··· DATA ROWS ···
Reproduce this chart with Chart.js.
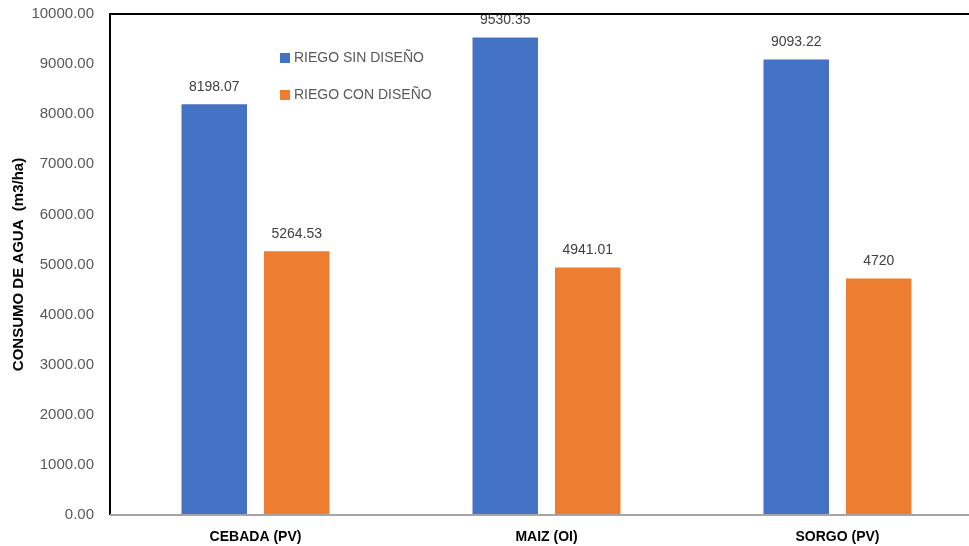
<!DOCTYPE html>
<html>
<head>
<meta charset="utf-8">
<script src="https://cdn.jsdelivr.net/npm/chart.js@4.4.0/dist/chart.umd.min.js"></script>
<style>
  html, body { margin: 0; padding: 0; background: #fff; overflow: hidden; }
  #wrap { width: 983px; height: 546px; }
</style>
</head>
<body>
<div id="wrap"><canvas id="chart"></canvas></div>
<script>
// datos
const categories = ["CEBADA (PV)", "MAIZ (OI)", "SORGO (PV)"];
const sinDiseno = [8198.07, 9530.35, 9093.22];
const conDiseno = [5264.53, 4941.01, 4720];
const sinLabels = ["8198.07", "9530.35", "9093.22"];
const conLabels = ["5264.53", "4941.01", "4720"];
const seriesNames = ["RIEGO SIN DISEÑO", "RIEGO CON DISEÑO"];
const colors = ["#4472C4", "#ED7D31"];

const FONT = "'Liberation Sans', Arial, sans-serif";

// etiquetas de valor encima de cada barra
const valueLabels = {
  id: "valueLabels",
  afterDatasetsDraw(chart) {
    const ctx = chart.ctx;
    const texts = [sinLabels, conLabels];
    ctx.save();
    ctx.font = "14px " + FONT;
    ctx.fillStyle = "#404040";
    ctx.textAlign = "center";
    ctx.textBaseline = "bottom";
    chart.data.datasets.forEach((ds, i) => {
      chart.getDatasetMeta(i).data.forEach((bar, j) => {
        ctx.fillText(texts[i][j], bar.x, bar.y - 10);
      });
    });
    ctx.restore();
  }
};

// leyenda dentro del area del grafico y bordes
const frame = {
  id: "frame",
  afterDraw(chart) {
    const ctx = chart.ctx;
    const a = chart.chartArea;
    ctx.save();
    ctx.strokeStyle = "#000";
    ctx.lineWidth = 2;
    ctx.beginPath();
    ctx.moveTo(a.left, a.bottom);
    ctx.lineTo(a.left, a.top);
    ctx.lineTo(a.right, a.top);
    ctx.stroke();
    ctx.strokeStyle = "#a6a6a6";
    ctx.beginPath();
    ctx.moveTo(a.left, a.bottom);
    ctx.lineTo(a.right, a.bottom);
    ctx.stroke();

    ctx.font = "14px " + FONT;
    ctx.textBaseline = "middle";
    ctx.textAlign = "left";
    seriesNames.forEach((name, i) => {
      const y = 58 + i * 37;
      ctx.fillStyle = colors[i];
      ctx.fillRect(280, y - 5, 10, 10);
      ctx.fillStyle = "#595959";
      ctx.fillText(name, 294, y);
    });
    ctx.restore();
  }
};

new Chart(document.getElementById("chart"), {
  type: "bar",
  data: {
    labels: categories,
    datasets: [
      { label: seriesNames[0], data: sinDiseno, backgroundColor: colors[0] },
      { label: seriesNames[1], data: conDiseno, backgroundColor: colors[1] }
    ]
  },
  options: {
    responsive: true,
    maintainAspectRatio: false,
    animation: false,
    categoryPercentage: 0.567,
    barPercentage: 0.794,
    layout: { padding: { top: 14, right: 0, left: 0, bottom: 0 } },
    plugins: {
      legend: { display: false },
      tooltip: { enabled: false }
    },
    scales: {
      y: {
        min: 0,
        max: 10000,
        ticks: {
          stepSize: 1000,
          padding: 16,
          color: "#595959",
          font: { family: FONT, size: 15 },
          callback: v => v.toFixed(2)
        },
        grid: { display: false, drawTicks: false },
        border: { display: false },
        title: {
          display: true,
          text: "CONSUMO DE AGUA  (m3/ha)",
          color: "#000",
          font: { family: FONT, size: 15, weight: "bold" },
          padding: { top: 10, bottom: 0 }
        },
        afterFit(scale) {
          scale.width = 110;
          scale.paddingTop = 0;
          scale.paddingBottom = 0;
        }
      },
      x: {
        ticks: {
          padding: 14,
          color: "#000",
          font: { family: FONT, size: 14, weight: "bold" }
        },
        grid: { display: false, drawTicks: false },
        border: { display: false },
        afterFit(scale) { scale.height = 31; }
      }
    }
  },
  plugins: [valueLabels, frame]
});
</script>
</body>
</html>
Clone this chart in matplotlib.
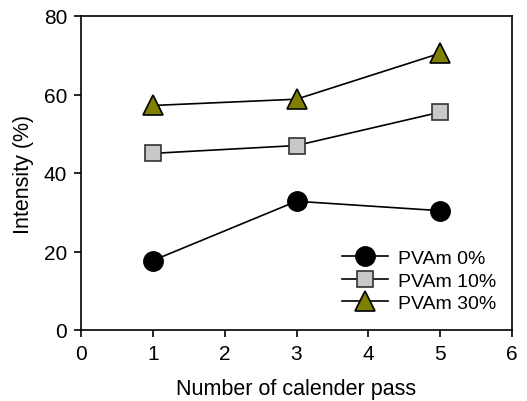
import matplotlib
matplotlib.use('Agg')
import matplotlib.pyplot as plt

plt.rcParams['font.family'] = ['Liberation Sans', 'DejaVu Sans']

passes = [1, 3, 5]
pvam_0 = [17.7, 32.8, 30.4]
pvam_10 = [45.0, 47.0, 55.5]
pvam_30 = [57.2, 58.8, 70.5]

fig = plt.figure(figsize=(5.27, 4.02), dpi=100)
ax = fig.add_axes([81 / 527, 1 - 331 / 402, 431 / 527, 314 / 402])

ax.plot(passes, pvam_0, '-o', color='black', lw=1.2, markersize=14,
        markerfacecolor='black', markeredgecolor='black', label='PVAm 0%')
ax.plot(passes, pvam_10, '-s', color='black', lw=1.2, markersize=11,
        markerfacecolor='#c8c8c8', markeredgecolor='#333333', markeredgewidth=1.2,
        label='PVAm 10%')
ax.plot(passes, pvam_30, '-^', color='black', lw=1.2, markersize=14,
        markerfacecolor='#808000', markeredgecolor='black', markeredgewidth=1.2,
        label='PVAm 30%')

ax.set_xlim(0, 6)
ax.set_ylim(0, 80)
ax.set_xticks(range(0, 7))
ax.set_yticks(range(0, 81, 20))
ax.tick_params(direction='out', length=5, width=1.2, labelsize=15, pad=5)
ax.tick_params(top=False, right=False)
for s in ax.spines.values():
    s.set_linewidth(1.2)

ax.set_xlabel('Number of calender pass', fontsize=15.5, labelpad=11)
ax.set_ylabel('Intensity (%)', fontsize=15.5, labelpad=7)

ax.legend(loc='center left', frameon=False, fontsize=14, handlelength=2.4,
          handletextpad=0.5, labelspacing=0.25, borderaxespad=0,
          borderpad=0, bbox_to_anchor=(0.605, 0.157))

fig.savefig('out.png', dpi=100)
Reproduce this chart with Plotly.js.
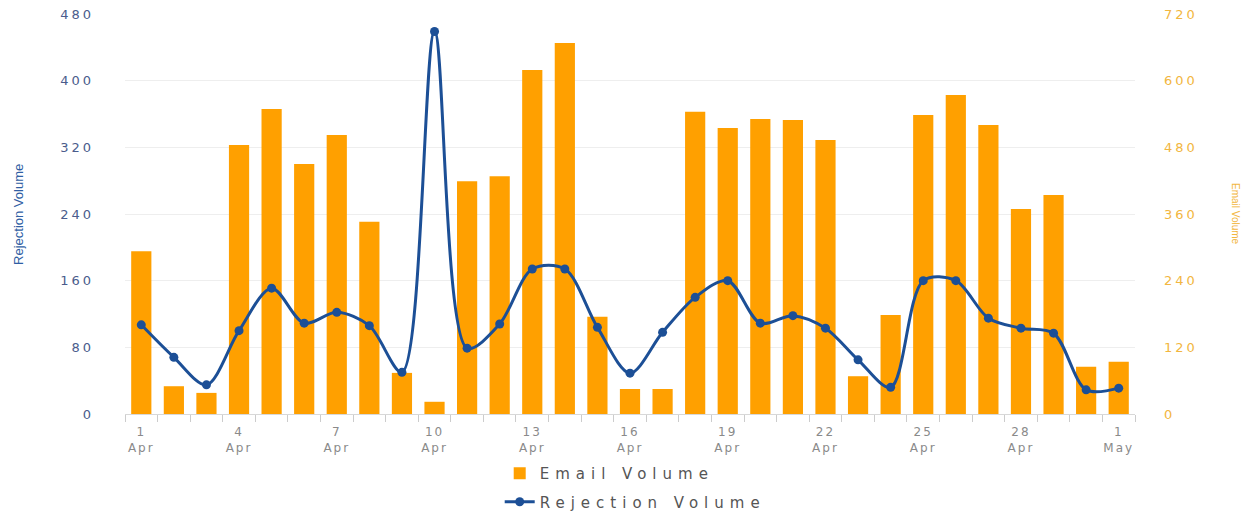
···
**EXERCISE AIM**
Repeat the material above verbatim, with no pictures in the output.

**ANSWER FOR THE TASK**
Reproduce this chart with Chart.js.
<!DOCTYPE html>
<html>
<head>
<meta charset="utf-8">
<script src="https://cdn.jsdelivr.net/npm/chart.js@4.4.0/dist/chart.umd.min.js"></script>
<style>
  html, body { margin: 0; padding: 0; background: #fff; overflow: hidden; }
  #wrap { width: 983px; height: 546px; }
</style>
</head>
<body>
<div id="wrap"><canvas id="chart"></canvas></div>
<script>
// datos
const categories = ["CEBADA (PV)", "MAIZ (OI)", "SORGO (PV)"];
const sinDiseno = [8198.07, 9530.35, 9093.22];
const conDiseno = [5264.53, 4941.01, 4720];
const sinLabels = ["8198.07", "9530.35", "9093.22"];
const conLabels = ["5264.53", "4941.01", "4720"];
const seriesNames = ["RIEGO SIN DISEÑO", "RIEGO CON DISEÑO"];
const colors = ["#4472C4", "#ED7D31"];

const FONT = "'Liberation Sans', Arial, sans-serif";

// etiquetas de valor encima de cada barra
const valueLabels = {
  id: "valueLabels",
  afterDatasetsDraw(chart) {
    const ctx = chart.ctx;
    const texts = [sinLabels, conLabels];
    ctx.save();
    ctx.font = "14px " + FONT;
    ctx.fillStyle = "#404040";
    ctx.textAlign = "center";
    ctx.textBaseline = "bottom";
    chart.data.datasets.forEach((ds, i) => {
      chart.getDatasetMeta(i).data.forEach((bar, j) => {
        ctx.fillText(texts[i][j], bar.x, bar.y - 10);
      });
    });
    ctx.restore();
  }
};

// leyenda dentro del area del grafico y bordes
const frame = {
  id: "frame",
  afterDraw(chart) {
    const ctx = chart.ctx;
    const a = chart.chartArea;
    ctx.save();
    ctx.strokeStyle = "#000";
    ctx.lineWidth = 2;
    ctx.beginPath();
    ctx.moveTo(a.left, a.bottom);
    ctx.lineTo(a.left, a.top);
    ctx.lineTo(a.right, a.top);
    ctx.stroke();
    ctx.strokeStyle = "#a6a6a6";
    ctx.beginPath();
    ctx.moveTo(a.left, a.bottom);
    ctx.lineTo(a.right, a.bottom);
    ctx.stroke();

    ctx.font = "14px " + FONT;
    ctx.textBaseline = "middle";
    ctx.textAlign = "left";
    seriesNames.forEach((name, i) => {
      const y = 58 + i * 37;
      ctx.fillStyle = colors[i];
      ctx.fillRect(280, y - 5, 10, 10);
      ctx.fillStyle = "#595959";
      ctx.fillText(name, 294, y);
    });
    ctx.restore();
  }
};

new Chart(document.getElementById("chart"), {
  type: "bar",
  data: {
    labels: categories,
    datasets: [
      { label: seriesNames[0], data: sinDiseno, backgroundColor: colors[0] },
      { label: seriesNames[1], data: conDiseno, backgroundColor: colors[1] }
    ]
  },
  options: {
    responsive: true,
    maintainAspectRatio: false,
    animation: false,
    categoryPercentage: 0.567,
    barPercentage: 0.794,
    layout: { padding: { top: 14, right: 0, left: 0, bottom: 0 } },
    plugins: {
      legend: { display: false },
      tooltip: { enabled: false }
    },
    scales: {
      y: {
        min: 0,
        max: 10000,
        ticks: {
          stepSize: 1000,
          padding: 16,
          color: "#595959",
          font: { family: FONT, size: 15 },
          callback: v => v.toFixed(2)
        },
        grid: { display: false, drawTicks: false },
        border: { display: false },
        title: {
          display: true,
          text: "CONSUMO DE AGUA  (m3/ha)",
          color: "#000",
          font: { family: FONT, size: 15, weight: "bold" },
          padding: { top: 10, bottom: 0 }
        },
        afterFit(scale) {
          scale.width = 110;
          scale.paddingTop = 0;
          scale.paddingBottom = 0;
        }
      },
      x: {
        ticks: {
          padding: 14,
          color: "#000",
          font: { family: FONT, size: 14, weight: "bold" }
        },
        grid: { display: false, drawTicks: false },
        border: { display: false },
        afterFit(scale) { scale.height = 31; }
      }
    }
  },
  plugins: [valueLabels, frame]
});
</script>
</body>
</html>
Clone this chart in matplotlib.
import matplotlib
matplotlib.use('Agg')
import matplotlib.pyplot as plt

plt.rcParams['font.family'] = ['Liberation Sans', 'DejaVu Sans']

passes = [1, 3, 5]
pvam_0 = [17.7, 32.8, 30.4]
pvam_10 = [45.0, 47.0, 55.5]
pvam_30 = [57.2, 58.8, 70.5]

fig = plt.figure(figsize=(5.27, 4.02), dpi=100)
ax = fig.add_axes([81 / 527, 1 - 331 / 402, 431 / 527, 314 / 402])

ax.plot(passes, pvam_0, '-o', color='black', lw=1.2, markersize=14,
        markerfacecolor='black', markeredgecolor='black', label='PVAm 0%')
ax.plot(passes, pvam_10, '-s', color='black', lw=1.2, markersize=11,
        markerfacecolor='#c8c8c8', markeredgecolor='#333333', markeredgewidth=1.2,
        label='PVAm 10%')
ax.plot(passes, pvam_30, '-^', color='black', lw=1.2, markersize=14,
        markerfacecolor='#808000', markeredgecolor='black', markeredgewidth=1.2,
        label='PVAm 30%')

ax.set_xlim(0, 6)
ax.set_ylim(0, 80)
ax.set_xticks(range(0, 7))
ax.set_yticks(range(0, 81, 20))
ax.tick_params(direction='out', length=5, width=1.2, labelsize=15, pad=5)
ax.tick_params(top=False, right=False)
for s in ax.spines.values():
    s.set_linewidth(1.2)

ax.set_xlabel('Number of calender pass', fontsize=15.5, labelpad=11)
ax.set_ylabel('Intensity (%)', fontsize=15.5, labelpad=7)

ax.legend(loc='center left', frameon=False, fontsize=14, handlelength=2.4,
          handletextpad=0.5, labelspacing=0.25, borderaxespad=0,
          borderpad=0, bbox_to_anchor=(0.605, 0.157))

fig.savefig('out.png', dpi=100)
Reproduce this chart with Plotly.js.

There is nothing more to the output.